Aim of the task: Transcribe the material word for word, but without the images.

Source material:
################
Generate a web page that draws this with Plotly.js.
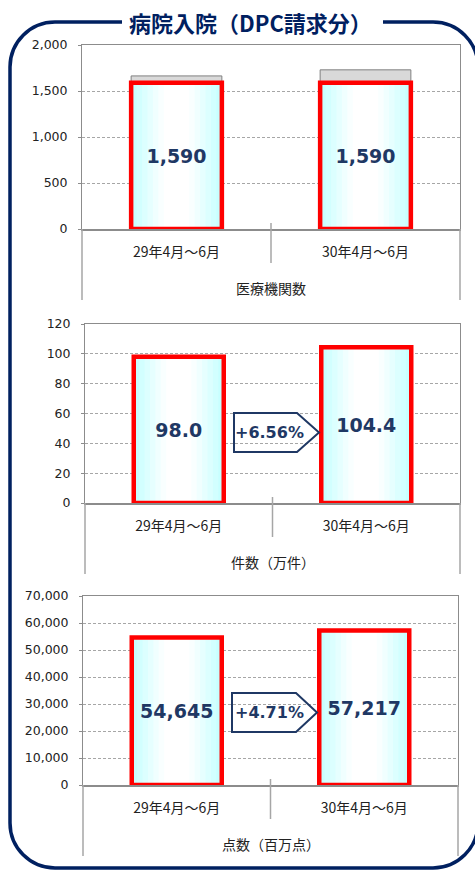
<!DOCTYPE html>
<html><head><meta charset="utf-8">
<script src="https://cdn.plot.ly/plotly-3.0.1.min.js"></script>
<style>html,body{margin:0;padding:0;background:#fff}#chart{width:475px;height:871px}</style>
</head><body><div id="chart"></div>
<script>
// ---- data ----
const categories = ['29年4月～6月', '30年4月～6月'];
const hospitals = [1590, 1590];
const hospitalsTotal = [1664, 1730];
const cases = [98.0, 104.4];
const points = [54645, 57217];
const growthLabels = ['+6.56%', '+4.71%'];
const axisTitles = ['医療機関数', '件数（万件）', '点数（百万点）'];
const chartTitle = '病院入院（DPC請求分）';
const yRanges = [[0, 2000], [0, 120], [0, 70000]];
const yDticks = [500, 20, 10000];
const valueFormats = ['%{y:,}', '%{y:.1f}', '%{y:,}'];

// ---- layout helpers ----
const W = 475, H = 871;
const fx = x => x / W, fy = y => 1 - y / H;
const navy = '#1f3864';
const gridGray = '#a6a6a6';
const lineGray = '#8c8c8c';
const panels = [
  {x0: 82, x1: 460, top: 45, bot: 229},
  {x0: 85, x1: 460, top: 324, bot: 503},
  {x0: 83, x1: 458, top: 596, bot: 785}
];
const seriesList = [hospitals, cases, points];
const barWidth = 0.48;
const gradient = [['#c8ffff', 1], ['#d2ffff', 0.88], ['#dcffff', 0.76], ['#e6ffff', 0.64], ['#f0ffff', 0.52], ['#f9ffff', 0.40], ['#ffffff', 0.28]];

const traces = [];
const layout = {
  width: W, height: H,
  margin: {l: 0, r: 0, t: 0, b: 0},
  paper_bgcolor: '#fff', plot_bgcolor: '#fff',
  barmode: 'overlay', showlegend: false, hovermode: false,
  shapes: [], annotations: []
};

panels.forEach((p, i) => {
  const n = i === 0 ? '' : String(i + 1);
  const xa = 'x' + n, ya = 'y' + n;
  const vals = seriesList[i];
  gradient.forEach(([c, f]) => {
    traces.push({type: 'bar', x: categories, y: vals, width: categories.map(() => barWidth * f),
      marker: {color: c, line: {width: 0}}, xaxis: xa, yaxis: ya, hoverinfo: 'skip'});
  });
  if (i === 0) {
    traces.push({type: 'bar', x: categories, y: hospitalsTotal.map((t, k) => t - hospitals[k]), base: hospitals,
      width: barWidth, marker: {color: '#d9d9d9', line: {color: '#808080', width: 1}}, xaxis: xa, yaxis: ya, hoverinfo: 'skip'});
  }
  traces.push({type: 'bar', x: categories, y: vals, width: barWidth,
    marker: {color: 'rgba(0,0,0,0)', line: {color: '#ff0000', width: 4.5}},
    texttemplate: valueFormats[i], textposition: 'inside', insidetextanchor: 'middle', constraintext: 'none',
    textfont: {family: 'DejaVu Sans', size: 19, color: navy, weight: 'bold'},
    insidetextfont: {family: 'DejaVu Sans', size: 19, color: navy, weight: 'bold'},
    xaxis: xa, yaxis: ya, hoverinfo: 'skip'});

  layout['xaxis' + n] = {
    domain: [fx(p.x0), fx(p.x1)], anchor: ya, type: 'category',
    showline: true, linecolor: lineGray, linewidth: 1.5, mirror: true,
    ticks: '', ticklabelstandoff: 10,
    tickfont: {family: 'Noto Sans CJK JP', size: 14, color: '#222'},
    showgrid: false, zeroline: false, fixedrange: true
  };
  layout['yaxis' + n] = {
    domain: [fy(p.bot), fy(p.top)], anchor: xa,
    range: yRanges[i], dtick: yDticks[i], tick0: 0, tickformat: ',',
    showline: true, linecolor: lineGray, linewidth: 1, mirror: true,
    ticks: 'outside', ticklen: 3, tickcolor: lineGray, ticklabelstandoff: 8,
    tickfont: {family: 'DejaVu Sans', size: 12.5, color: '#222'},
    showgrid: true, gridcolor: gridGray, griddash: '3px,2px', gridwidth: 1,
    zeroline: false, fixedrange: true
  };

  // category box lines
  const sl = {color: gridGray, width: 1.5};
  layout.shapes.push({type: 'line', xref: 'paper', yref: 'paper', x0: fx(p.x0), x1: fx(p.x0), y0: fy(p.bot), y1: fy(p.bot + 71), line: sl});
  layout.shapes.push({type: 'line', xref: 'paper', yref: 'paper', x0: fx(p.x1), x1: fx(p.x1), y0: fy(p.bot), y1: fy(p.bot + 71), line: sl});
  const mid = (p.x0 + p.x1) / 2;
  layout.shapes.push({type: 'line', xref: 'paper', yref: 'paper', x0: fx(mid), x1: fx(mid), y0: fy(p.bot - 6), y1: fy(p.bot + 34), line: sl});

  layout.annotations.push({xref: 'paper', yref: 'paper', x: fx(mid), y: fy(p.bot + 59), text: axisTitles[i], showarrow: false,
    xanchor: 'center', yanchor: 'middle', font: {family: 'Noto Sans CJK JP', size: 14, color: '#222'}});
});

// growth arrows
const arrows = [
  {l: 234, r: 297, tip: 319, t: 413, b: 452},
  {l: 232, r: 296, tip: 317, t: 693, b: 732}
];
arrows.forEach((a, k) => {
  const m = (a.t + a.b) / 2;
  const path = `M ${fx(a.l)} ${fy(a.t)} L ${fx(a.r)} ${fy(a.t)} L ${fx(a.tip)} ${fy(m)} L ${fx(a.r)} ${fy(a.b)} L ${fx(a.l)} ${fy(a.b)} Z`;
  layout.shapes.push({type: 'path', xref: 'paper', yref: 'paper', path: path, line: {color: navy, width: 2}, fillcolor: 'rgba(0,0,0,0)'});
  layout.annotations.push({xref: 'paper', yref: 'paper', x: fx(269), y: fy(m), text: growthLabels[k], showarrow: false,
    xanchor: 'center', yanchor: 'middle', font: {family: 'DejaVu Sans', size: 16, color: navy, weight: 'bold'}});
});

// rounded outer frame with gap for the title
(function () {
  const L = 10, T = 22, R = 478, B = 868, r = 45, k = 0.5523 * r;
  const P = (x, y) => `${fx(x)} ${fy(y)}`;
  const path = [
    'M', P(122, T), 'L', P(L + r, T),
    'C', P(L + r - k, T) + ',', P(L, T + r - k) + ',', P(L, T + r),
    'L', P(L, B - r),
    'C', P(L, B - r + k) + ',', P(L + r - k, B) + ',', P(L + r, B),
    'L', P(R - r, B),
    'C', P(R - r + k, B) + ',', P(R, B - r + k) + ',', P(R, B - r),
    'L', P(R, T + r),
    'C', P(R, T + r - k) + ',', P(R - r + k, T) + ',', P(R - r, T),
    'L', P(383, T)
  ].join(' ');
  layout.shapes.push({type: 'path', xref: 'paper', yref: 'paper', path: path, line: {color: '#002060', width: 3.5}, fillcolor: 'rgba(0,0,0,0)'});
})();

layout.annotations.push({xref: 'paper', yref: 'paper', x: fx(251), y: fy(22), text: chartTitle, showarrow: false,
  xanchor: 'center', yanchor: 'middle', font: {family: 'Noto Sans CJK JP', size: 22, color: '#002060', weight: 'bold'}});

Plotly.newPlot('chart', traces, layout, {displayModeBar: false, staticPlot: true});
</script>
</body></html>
################
Answer to this exercise:
Generate a web page that draws this with Plotly.js.
<!DOCTYPE html>
<html><head><meta charset="utf-8">
<script src="https://cdn.plot.ly/plotly-3.0.1.min.js"></script>
<style>html,body{margin:0;padding:0;background:#fff}#chart{width:475px;height:871px}</style>
</head><body><div id="chart"></div>
<script>
// ---- data ----
const categories = ['29年4月～6月', '30年4月～6月'];
const hospitals = [1590, 1590];
const hospitalsTotal = [1664, 1730];
const cases = [98.0, 104.4];
const points = [54645, 57217];
const growthLabels = ['+6.56%', '+4.71%'];
const axisTitles = ['医療機関数', '件数（万件）', '点数（百万点）'];
const chartTitle = '病院入院（DPC請求分）';
const yRanges = [[0, 2000], [0, 120], [0, 70000]];
const yDticks = [500, 20, 10000];
const valueFormats = ['%{y:,}', '%{y:.1f}', '%{y:,}'];

// ---- layout helpers ----
const W = 475, H = 871;
const fx = x => x / W, fy = y => 1 - y / H;
const navy = '#1f3864';
const gridGray = '#a6a6a6';
const lineGray = '#8c8c8c';
const panels = [
  {x0: 82, x1: 460, top: 45, bot: 229},
  {x0: 85, x1: 460, top: 324, bot: 503},
  {x0: 83, x1: 458, top: 596, bot: 785}
];
const seriesList = [hospitals, cases, points];
const barWidth = 0.48;
const gradient = [['#c8ffff', 1], ['#d2ffff', 0.88], ['#dcffff', 0.76], ['#e6ffff', 0.64], ['#f0ffff', 0.52], ['#f9ffff', 0.40], ['#ffffff', 0.28]];

const traces = [];
const layout = {
  width: W, height: H,
  margin: {l: 0, r: 0, t: 0, b: 0},
  paper_bgcolor: '#fff', plot_bgcolor: '#fff',
  barmode: 'overlay', showlegend: false, hovermode: false,
  shapes: [], annotations: []
};

panels.forEach((p, i) => {
  const n = i === 0 ? '' : String(i + 1);
  const xa = 'x' + n, ya = 'y' + n;
  const vals = seriesList[i];
  gradient.forEach(([c, f]) => {
    traces.push({type: 'bar', x: categories, y: vals, width: categories.map(() => barWidth * f),
      marker: {color: c, line: {width: 0}}, xaxis: xa, yaxis: ya, hoverinfo: 'skip'});
  });
  if (i === 0) {
    traces.push({type: 'bar', x: categories, y: hospitalsTotal.map((t, k) => t - hospitals[k]), base: hospitals,
      width: barWidth, marker: {color: '#d9d9d9', line: {color: '#808080', width: 1}}, xaxis: xa, yaxis: ya, hoverinfo: 'skip'});
  }
  traces.push({type: 'bar', x: categories, y: vals, width: barWidth,
    marker: {color: 'rgba(0,0,0,0)', line: {color: '#ff0000', width: 4.5}},
    texttemplate: valueFormats[i], textposition: 'inside', insidetextanchor: 'middle', constraintext: 'none',
    textfont: {family: 'DejaVu Sans', size: 19, color: navy, weight: 'bold'},
    insidetextfont: {family: 'DejaVu Sans', size: 19, color: navy, weight: 'bold'},
    xaxis: xa, yaxis: ya, hoverinfo: 'skip'});

  layout['xaxis' + n] = {
    domain: [fx(p.x0), fx(p.x1)], anchor: ya, type: 'category',
    showline: true, linecolor: lineGray, linewidth: 1.5, mirror: true,
    ticks: '', ticklabelstandoff: 10,
    tickfont: {family: 'Noto Sans CJK JP', size: 14, color: '#222'},
    showgrid: false, zeroline: false, fixedrange: true
  };
  layout['yaxis' + n] = {
    domain: [fy(p.bot), fy(p.top)], anchor: xa,
    range: yRanges[i], dtick: yDticks[i], tick0: 0, tickformat: ',',
    showline: true, linecolor: lineGray, linewidth: 1, mirror: true,
    ticks: 'outside', ticklen: 3, tickcolor: lineGray, ticklabelstandoff: 8,
    tickfont: {family: 'DejaVu Sans', size: 12.5, color: '#222'},
    showgrid: true, gridcolor: gridGray, griddash: '3px,2px', gridwidth: 1,
    zeroline: false, fixedrange: true
  };

  // category box lines
  const sl = {color: gridGray, width: 1.5};
  layout.shapes.push({type: 'line', xref: 'paper', yref: 'paper', x0: fx(p.x0), x1: fx(p.x0), y0: fy(p.bot), y1: fy(p.bot + 71), line: sl});
  layout.shapes.push({type: 'line', xref: 'paper', yref: 'paper', x0: fx(p.x1), x1: fx(p.x1), y0: fy(p.bot), y1: fy(p.bot + 71), line: sl});
  const mid = (p.x0 + p.x1) / 2;
  layout.shapes.push({type: 'line', xref: 'paper', yref: 'paper', x0: fx(mid), x1: fx(mid), y0: fy(p.bot - 6), y1: fy(p.bot + 34), line: sl});

  layout.annotations.push({xref: 'paper', yref: 'paper', x: fx(mid), y: fy(p.bot + 59), text: axisTitles[i], showarrow: false,
    xanchor: 'center', yanchor: 'middle', font: {family: 'Noto Sans CJK JP', size: 14, color: '#222'}});
});

// growth arrows
const arrows = [
  {l: 234, r: 297, tip: 319, t: 413, b: 452},
  {l: 232, r: 296, tip: 317, t: 693, b: 732}
];
arrows.forEach((a, k) => {
  const m = (a.t + a.b) / 2;
  const path = `M ${fx(a.l)} ${fy(a.t)} L ${fx(a.r)} ${fy(a.t)} L ${fx(a.tip)} ${fy(m)} L ${fx(a.r)} ${fy(a.b)} L ${fx(a.l)} ${fy(a.b)} Z`;
  layout.shapes.push({type: 'path', xref: 'paper', yref: 'paper', path: path, line: {color: navy, width: 2}, fillcolor: 'rgba(0,0,0,0)'});
  layout.annotations.push({xref: 'paper', yref: 'paper', x: fx(269), y: fy(m), text: growthLabels[k], showarrow: false,
    xanchor: 'center', yanchor: 'middle', font: {family: 'DejaVu Sans', size: 16, color: navy, weight: 'bold'}});
});

// rounded outer frame with gap for the title
(function () {
  const L = 10, T = 22, R = 478, B = 868, r = 45, k = 0.5523 * r;
  const P = (x, y) => `${fx(x)} ${fy(y)}`;
  const path = [
    'M', P(122, T), 'L', P(L + r, T),
    'C', P(L + r - k, T) + ',', P(L, T + r - k) + ',', P(L, T + r),
    'L', P(L, B - r),
    'C', P(L, B - r + k) + ',', P(L + r - k, B) + ',', P(L + r, B),
    'L', P(R - r, B),
    'C', P(R - r + k, B) + ',', P(R, B - r + k) + ',', P(R, B - r),
    'L', P(R, T + r),
    'C', P(R, T + r - k) + ',', P(R - r + k, T) + ',', P(R - r, T),
    'L', P(383, T)
  ].join(' ');
  layout.shapes.push({type: 'path', xref: 'paper', yref: 'paper', path: path, line: {color: '#002060', width: 3.5}, fillcolor: 'rgba(0,0,0,0)'});
})();

layout.annotations.push({xref: 'paper', yref: 'paper', x: fx(251), y: fy(22), text: chartTitle, showarrow: false,
  xanchor: 'center', yanchor: 'middle', font: {family: 'Noto Sans CJK JP', size: 22, color: '#002060', weight: 'bold'}});

Plotly.newPlot('chart', traces, layout, {displayModeBar: false, staticPlot: true});
</script>
</body></html>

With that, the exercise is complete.